The GAO has reported on subsidies to our electric sector, proving what Grist readers already (sadly) know, namely that subsidies to the dirty folks vastly exceed existing or proposed subsidies to cleaner generation.
The most remarkable thing is that the biggest subsidies, like nuclear liability guarantees and lower debt costs through rate payer guarantees, aren’t even included in the list (although, to the GAO’s credit, it does acknowledge their existence).
So who’s packing the biggest, er, subsidy?
Nuclear and Coal.
Or, more specifically, of the total $11.5 billion in electricity related R&D funding from 2002-2007, it was allocated as follows:
$6.2 billion to nuclear
$3.1 billion to fossil fuel (primarily coal — clean coal tech and FutureGen)
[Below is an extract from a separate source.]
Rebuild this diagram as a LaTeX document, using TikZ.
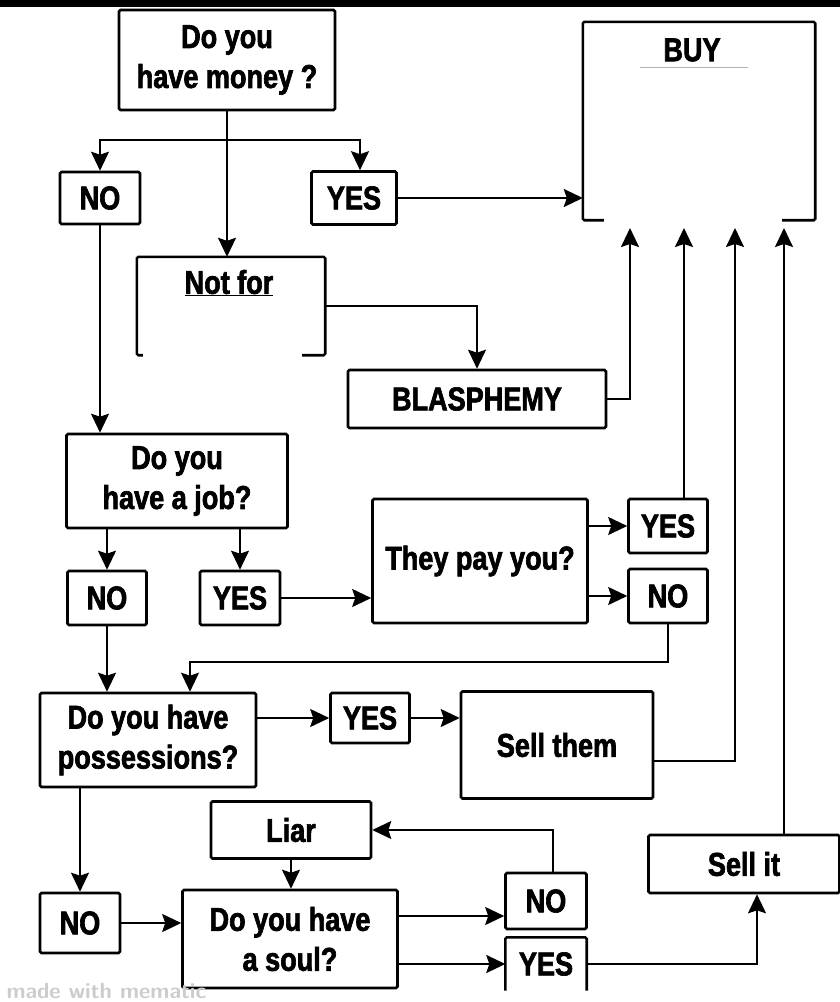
\documentclass[tikz,border=0pt]{standalone}
\usepackage{fontspec}
\newfontfamily\impact{Liberation Sans}[FakeStretch=0.82,BoldFeatures={FakeBold=2}]
\usetikzlibrary{arrows.meta}

\begin{document}
\begin{tikzpicture}[x=1pt,y=-1pt,
  every node/.style={font=\impact\bfseries\fontsize{33}{40}\selectfont},
  qbox/.style={draw,line width=2.6pt,rounded corners=1.5pt,inner sep=0pt,align=center},
  openbox/.style={inner sep=0pt},
  frame/.style={line width=2.6pt,rounded corners=1.5pt},
  arr/.style={line width=2pt,-{Stealth[length=19pt,width=18pt,inset=3pt]}},
  link/.style={line width=2pt}
]
  \useasboundingbox (0,0) rectangle (840,1002);
  \fill (0,0) rectangle (840,7);

  \node[qbox,minimum width=216,minimum height=100] (money) at (227,60) {Do you\\have money ?};
  \node[qbox,minimum width=80,minimum height=52] (no1) at (100,198) {NO};
  \node[qbox,minimum width=85,minimum height=53] (yes1) at (354,198) {YES};

  \node[openbox,minimum width=232,minimum height=198] (buy) at (699,121) {};
  \node (buyt) at (692,50) {BUY};
  \draw[frame] ([xshift=21pt]buy.south west) -- (buy.south west) -- (buy.north west)
    -- (buy.north east) -- (buy.south east) -- ([xshift=-33pt]buy.south east);
  \draw[gray!60,line width=0.8pt] (640,67) -- (748,67);
  \coordinate (in1) at (630,228);
  \coordinate (in2) at (684,228);
  \coordinate (in3) at (735,228);
  \coordinate (in4) at (784,228);

  \node[openbox,minimum width=188,minimum height=98] (notfor) at (231,306) {};
  \node (notfort) at (229,283) {\underline{Not for}};
  \draw[frame] ([xshift=6pt]notfor.south west) -- (notfor.south west) -- (notfor.north west)
    -- (notfor.north east) -- (notfor.south east) -- ([xshift=-23pt]notfor.south east);
  \node[qbox,minimum width=258,minimum height=58] (blas) at (477,399) {BLASPHEMY};

  \node[qbox,minimum width=221,minimum height=94] (job) at (177,481) {Do you\\have a job?};
  \node[qbox,minimum width=79,minimum height=54] (no2) at (107,598) {NO};
  \node[qbox,minimum width=80,minimum height=54] (yes2) at (240,598) {YES};
  \node[qbox,minimum width=215,minimum height=124] (pay) at (480,561) {They pay you?};
  \node[qbox,minimum width=79,minimum height=54] (yesp) at (668,526) {YES};
  \node[qbox,minimum width=79,minimum height=54] (nop) at (668,596) {NO};
  \coordinate (ret) at (190,662);

  \node[qbox,minimum width=216,minimum height=94] (poss) at (148,740) {Do you have\\possessions?};
  \node[qbox,minimum width=79,minimum height=50] (yes3) at (370,718) {YES};
  \node[qbox,minimum width=192,minimum height=107] (sellthem) at (557,745) {Sell them};

  \node[qbox,minimum width=160,minimum height=57] (liar) at (291,830) {Liar};
  \node[qbox,minimum width=80,minimum height=60] (no4) at (80,923) {NO};
  \node[qbox,minimum width=215,minimum height=98] (soul) at (290,939) {Do you have\\a soul?};
  \node[qbox,minimum width=81,minimum height=56] (nos) at (546,901) {NO};
  \node[openbox,minimum width=81,minimum height=53] (yess) at (546,964) {YES};
  \draw[frame] (yess.south west) -- (yess.north west) -- (yess.north east) -- (yess.south east);
  \node[qbox,minimum width=191,minimum height=58] (sellit) at (744,864) {Sell it};

  \node[anchor=south west,text=gray!40,font=\sffamily\bfseries\fontsize{22}{22}\selectfont] (mark) at (3,1002) {made with mematic};

  \coordinate (split) at (227,140);
  \draw[link] (money.south) -- (split);
  \draw[arr] (split) -| (no1.north);
  \draw[arr] (split) -| ([xshift=6pt]yes1.north);
  \draw[arr] (split) -- (split |- notfor.north);
  \draw[arr] (yes1.east) -- (yes1.east -| buy.west);
  \draw[arr] (notfor.east) -| (blas.north);
  \draw[arr] (blas.east) -| (in1);

  \draw[arr] (no1.south) -- (no1.south |- job.north);
  \draw[arr] (no2.north |- job.south) -- (no2.north);
  \draw[arr] (yes2.north |- job.south) -- (yes2.north);
  \draw[arr] (yes2.east) -- (yes2.east -| pay.west);
  \draw[arr] (pay.east |- yesp.west) -- (yesp.west);
  \draw[arr] (pay.east |- nop.west) -- (nop.west);
  \draw[arr] (yesp.north -| in2) -- (in2);
  \draw[arr] (nop.south) |- (ret) -- (ret |- poss.north);
  \draw[arr] (no2.south) -- (no2.south |- poss.north);

  \draw[arr] (poss.east |- yes3.west) -- (yes3.west);
  \draw[arr] (yes3.east) -- (yes3.east -| sellthem.west);
  \draw[arr] ([yshift=-16pt]sellthem.east) -| (in3);
  \draw[arr] (poss.south -| no4.north) -- (no4.north);

  \draw[arr] (no4.east) -- (no4.east -| soul.west);
  \draw[arr] (liar.south) -- (liar.south |- soul.north);
  \draw[arr] ([yshift=-15pt]nos.west -| soul.east) -- ([yshift=-15pt]nos.west);
  \draw[arr] (soul.east |- yess.west) -- (yess.west);
  \draw[arr] ([xshift=7pt]nos.north) |- (liar.east);
  \draw[arr] (yess.east) -| ([xshift=13pt]sellit.south);
  \draw[arr] (sellit.north -| in4) -- (in4);
\end{tikzpicture}
\end{document}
$1.4 billion to renewables
On the other side of the ledger, tax breaks for various electricity technologies have had a total “revenue loss” for the U.S. government of $18.2 billion during the same period, broken down as follows:
$13.7 billion to fossil fuels
$2.8 billion to renewables
One of the juicier parts of the report is the rather sizable list of subsidies that weren’t included, starting on page 32. It’s to GAO’s credit such subsidies are acknowledged at all (and it looks like a heck of a research project in the making), but even a cursory review reveals that the unquantified subsidies probably dwarf anything that is quantified — and they’re even more heavily biased towards the status quo.